Hizo eco en nosotros su frase, célebre ya, y en el año de su centenario propusimos el coloquio “El tiempo de la dicha: la lectura de Elena Garro” (Bellas Artes, domingo 18 de septiembre de 2016). Al releer Los recuerdos del porvenir, nos encontramos con “qué dicha ser hombre y poder decir lo que se piensa” (aquí, conciencia de género); pero también leemos “ya se está amontonado la desdicha” (aquí, conciencia de dolor); y, una vez más, “estábamos desterrados de la dicha” (aquí, conciencia de pérdida, de destierro). Género, dolor, pérdida y destierro, ¿constancias éstas en la obra que releemos a los 25 años de la ausencia de la autora? (22 de agosto de 1998). Con sus palabras, publicadas como novela en 1963 (y escritas desde antes, como escrito desde antes fue su teatro), Elena Garro se curó en salud: dijo lo que pensó, aunque era mujer (y así le fue); supo que la desdicha “amontonada” cada vez era más grande; que, exiliada durante muchos años, México sería su pérdida mayor, su dicha desdichada.

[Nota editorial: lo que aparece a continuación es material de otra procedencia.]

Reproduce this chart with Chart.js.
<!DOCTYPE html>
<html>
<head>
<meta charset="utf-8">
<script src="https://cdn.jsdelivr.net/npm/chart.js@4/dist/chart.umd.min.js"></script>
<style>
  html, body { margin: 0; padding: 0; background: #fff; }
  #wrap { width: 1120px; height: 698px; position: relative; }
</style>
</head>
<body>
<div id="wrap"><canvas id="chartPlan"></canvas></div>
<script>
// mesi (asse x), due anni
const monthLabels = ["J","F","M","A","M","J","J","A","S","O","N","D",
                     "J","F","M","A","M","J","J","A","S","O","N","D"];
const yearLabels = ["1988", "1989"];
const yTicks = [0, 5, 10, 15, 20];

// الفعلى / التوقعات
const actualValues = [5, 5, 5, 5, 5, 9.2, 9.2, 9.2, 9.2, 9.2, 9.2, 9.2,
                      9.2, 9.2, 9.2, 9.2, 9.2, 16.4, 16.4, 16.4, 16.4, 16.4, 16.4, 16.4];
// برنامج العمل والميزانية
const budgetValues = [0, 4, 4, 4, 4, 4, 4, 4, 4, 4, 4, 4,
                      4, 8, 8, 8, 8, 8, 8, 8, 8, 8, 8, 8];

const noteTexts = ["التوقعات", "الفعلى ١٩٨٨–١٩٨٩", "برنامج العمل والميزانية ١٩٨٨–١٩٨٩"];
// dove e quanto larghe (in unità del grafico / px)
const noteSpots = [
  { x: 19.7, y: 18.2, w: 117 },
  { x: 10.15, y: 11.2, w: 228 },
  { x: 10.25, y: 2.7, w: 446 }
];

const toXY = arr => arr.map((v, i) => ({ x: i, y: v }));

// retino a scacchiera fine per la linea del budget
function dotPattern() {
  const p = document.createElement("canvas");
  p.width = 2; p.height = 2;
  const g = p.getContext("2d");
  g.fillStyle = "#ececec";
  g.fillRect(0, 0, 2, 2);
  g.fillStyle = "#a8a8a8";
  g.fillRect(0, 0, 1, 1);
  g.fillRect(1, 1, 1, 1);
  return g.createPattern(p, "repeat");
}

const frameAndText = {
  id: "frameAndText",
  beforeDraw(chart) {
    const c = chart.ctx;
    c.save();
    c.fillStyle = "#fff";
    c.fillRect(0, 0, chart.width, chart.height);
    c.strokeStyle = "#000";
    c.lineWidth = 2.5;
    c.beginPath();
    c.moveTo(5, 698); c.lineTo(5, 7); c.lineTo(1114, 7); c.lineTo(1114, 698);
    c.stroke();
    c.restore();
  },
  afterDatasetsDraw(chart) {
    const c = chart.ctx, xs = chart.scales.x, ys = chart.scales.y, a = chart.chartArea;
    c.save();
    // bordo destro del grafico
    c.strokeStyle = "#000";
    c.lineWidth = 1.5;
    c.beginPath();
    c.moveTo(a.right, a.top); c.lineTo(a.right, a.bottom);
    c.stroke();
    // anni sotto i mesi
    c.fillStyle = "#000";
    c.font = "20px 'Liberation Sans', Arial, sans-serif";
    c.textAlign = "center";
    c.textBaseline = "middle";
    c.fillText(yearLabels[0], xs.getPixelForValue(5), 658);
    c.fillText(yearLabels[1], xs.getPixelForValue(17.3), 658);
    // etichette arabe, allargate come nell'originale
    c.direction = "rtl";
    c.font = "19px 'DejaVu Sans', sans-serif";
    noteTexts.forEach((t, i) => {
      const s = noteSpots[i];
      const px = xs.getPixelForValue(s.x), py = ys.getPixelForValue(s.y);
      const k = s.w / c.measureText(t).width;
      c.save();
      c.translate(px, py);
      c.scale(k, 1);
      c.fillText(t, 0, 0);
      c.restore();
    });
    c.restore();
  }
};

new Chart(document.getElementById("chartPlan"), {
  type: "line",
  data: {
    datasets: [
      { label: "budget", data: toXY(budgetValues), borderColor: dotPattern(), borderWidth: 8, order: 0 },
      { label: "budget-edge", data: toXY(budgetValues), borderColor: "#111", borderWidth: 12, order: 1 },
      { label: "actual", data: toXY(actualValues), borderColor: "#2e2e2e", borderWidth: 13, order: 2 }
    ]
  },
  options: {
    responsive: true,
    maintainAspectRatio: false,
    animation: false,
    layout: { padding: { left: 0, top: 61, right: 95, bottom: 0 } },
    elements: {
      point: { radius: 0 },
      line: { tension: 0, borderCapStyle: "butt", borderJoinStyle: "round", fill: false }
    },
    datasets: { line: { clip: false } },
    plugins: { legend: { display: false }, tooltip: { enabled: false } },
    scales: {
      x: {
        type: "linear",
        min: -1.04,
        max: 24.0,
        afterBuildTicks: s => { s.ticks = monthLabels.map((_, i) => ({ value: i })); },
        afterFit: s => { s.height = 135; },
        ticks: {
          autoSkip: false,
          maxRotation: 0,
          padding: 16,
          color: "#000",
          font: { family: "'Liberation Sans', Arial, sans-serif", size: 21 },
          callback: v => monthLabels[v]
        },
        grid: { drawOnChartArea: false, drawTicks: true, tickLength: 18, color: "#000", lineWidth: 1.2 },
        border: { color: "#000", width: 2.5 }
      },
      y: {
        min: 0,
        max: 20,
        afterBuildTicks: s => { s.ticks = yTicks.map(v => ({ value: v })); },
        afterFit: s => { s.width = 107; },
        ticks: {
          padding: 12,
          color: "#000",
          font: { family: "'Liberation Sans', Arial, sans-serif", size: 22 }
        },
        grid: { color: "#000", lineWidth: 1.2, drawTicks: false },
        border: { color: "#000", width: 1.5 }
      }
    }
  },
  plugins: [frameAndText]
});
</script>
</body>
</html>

Un día de junio de 1993 Elena Garro volvió a México y, ya aquí, siguió hablando, acumulando desdichas y dolor también, y así vivió el último lustro de su vida. Con los años se agiganta su figura (¡pero si es la misma!), tiene nuevos descubridores y sus fieles estudiosos la siguen redescubriendo. Como ha dicho Luzelena Gutiérrez de Velasco: “Sin Elena Garro nuestra literatura tendría otro sabor y colores”, y nos lo recordó a unos pasos de la Alameda aquel domingo de septiembre de 2016 en Bellas Artes dedicado a la escritora poblana, mexicana, universal, cuando Elena Poniatowska dijo que Elena Garro es un género literario. Ah, nuestras dos Elenas, dos caras de la misma moneda: México; cada una, un género literario.
Al menos a mí, me faltaba conocer a la escritora poblana como poeta. En Cristales de tiempo leo (en el periódico MILENIO) “Mar de dedos” (1956); “A mi sustituta en el tiempo” (1947); “Hoy ármese mi mano” (1949); el título “O” (1955) y “Ensueño” (1964). Estos poemas, entre otros, y la dicha por ella dicha, sugerirían lecturas acerca de los afectos en la obra de Elena Garro. Por ahora, solo menciono la sugerencia.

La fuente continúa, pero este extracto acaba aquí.